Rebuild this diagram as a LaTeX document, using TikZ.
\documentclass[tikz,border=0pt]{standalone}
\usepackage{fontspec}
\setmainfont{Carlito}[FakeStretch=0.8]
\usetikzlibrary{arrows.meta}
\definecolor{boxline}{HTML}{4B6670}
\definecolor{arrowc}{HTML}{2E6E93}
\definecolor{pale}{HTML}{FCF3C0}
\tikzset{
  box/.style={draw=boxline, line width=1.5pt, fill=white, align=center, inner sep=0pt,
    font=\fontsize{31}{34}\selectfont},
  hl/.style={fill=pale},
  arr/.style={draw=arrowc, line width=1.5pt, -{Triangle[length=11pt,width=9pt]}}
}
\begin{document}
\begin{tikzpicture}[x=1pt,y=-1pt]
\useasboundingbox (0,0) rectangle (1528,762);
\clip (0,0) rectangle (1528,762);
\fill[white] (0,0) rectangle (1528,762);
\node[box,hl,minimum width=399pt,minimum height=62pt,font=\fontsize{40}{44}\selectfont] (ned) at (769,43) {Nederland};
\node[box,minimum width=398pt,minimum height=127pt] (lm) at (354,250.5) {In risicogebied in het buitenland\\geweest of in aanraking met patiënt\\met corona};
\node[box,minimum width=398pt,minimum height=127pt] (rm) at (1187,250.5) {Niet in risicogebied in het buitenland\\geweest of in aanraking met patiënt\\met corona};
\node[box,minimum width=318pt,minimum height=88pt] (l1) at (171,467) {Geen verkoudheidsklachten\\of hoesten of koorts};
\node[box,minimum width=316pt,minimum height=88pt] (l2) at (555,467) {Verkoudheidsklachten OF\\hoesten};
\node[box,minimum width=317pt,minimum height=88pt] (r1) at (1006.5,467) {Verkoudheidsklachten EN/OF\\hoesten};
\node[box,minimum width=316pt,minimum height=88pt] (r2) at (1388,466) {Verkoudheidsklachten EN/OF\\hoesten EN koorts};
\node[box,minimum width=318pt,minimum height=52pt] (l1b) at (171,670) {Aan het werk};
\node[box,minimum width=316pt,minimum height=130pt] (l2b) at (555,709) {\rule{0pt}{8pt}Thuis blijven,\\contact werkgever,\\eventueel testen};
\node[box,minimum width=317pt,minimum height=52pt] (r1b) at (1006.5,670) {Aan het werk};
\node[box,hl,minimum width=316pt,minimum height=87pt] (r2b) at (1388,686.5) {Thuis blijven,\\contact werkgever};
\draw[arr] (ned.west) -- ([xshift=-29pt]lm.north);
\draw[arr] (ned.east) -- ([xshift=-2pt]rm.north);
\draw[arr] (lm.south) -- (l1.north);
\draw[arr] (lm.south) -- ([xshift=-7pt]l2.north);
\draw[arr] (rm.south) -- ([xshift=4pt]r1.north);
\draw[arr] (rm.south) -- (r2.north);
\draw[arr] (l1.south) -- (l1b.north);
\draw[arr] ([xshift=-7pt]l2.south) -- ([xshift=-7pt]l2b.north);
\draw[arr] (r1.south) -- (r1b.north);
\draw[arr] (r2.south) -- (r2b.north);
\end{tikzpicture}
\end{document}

# [Problem requirements]
Quote the whole listing above, leaving nothing out.

# [Response to the exercise]
Rebuild this diagram as a LaTeX document, using TikZ.
\documentclass[tikz,border=0pt]{standalone}
\usepackage{fontspec}
\setmainfont{Carlito}[FakeStretch=0.8]
\usetikzlibrary{arrows.meta}
\definecolor{boxline}{HTML}{4B6670}
\definecolor{arrowc}{HTML}{2E6E93}
\definecolor{pale}{HTML}{FCF3C0}
\tikzset{
  box/.style={draw=boxline, line width=1.5pt, fill=white, align=center, inner sep=0pt,
    font=\fontsize{31}{34}\selectfont},
  hl/.style={fill=pale},
  arr/.style={draw=arrowc, line width=1.5pt, -{Triangle[length=11pt,width=9pt]}}
}
\begin{document}
\begin{tikzpicture}[x=1pt,y=-1pt]
\useasboundingbox (0,0) rectangle (1528,762);
\clip (0,0) rectangle (1528,762);
\fill[white] (0,0) rectangle (1528,762);
\node[box,hl,minimum width=399pt,minimum height=62pt,font=\fontsize{40}{44}\selectfont] (ned) at (769,43) {Nederland};
\node[box,minimum width=398pt,minimum height=127pt] (lm) at (354,250.5) {In risicogebied in het buitenland\\geweest of in aanraking met patiënt\\met corona};
\node[box,minimum width=398pt,minimum height=127pt] (rm) at (1187,250.5) {Niet in risicogebied in het buitenland\\geweest of in aanraking met patiënt\\met corona};
\node[box,minimum width=318pt,minimum height=88pt] (l1) at (171,467) {Geen verkoudheidsklachten\\of hoesten of koorts};
\node[box,minimum width=316pt,minimum height=88pt] (l2) at (555,467) {Verkoudheidsklachten OF\\hoesten};
\node[box,minimum width=317pt,minimum height=88pt] (r1) at (1006.5,467) {Verkoudheidsklachten EN/OF\\hoesten};
\node[box,minimum width=316pt,minimum height=88pt] (r2) at (1388,466) {Verkoudheidsklachten EN/OF\\hoesten EN koorts};
\node[box,minimum width=318pt,minimum height=52pt] (l1b) at (171,670) {Aan het werk};
\node[box,minimum width=316pt,minimum height=130pt] (l2b) at (555,709) {\rule{0pt}{8pt}Thuis blijven,\\contact werkgever,\\eventueel testen};
\node[box,minimum width=317pt,minimum height=52pt] (r1b) at (1006.5,670) {Aan het werk};
\node[box,hl,minimum width=316pt,minimum height=87pt] (r2b) at (1388,686.5) {Thuis blijven,\\contact werkgever};
\draw[arr] (ned.west) -- ([xshift=-29pt]lm.north);
\draw[arr] (ned.east) -- ([xshift=-2pt]rm.north);
\draw[arr] (lm.south) -- (l1.north);
\draw[arr] (lm.south) -- ([xshift=-7pt]l2.north);
\draw[arr] (rm.south) -- ([xshift=4pt]r1.north);
\draw[arr] (rm.south) -- (r2.north);
\draw[arr] (l1.south) -- (l1b.north);
\draw[arr] ([xshift=-7pt]l2.south) -- ([xshift=-7pt]l2b.north);
\draw[arr] (r1.south) -- (r1b.north);
\draw[arr] (r2.south) -- (r2b.north);
\end{tikzpicture}
\end{document}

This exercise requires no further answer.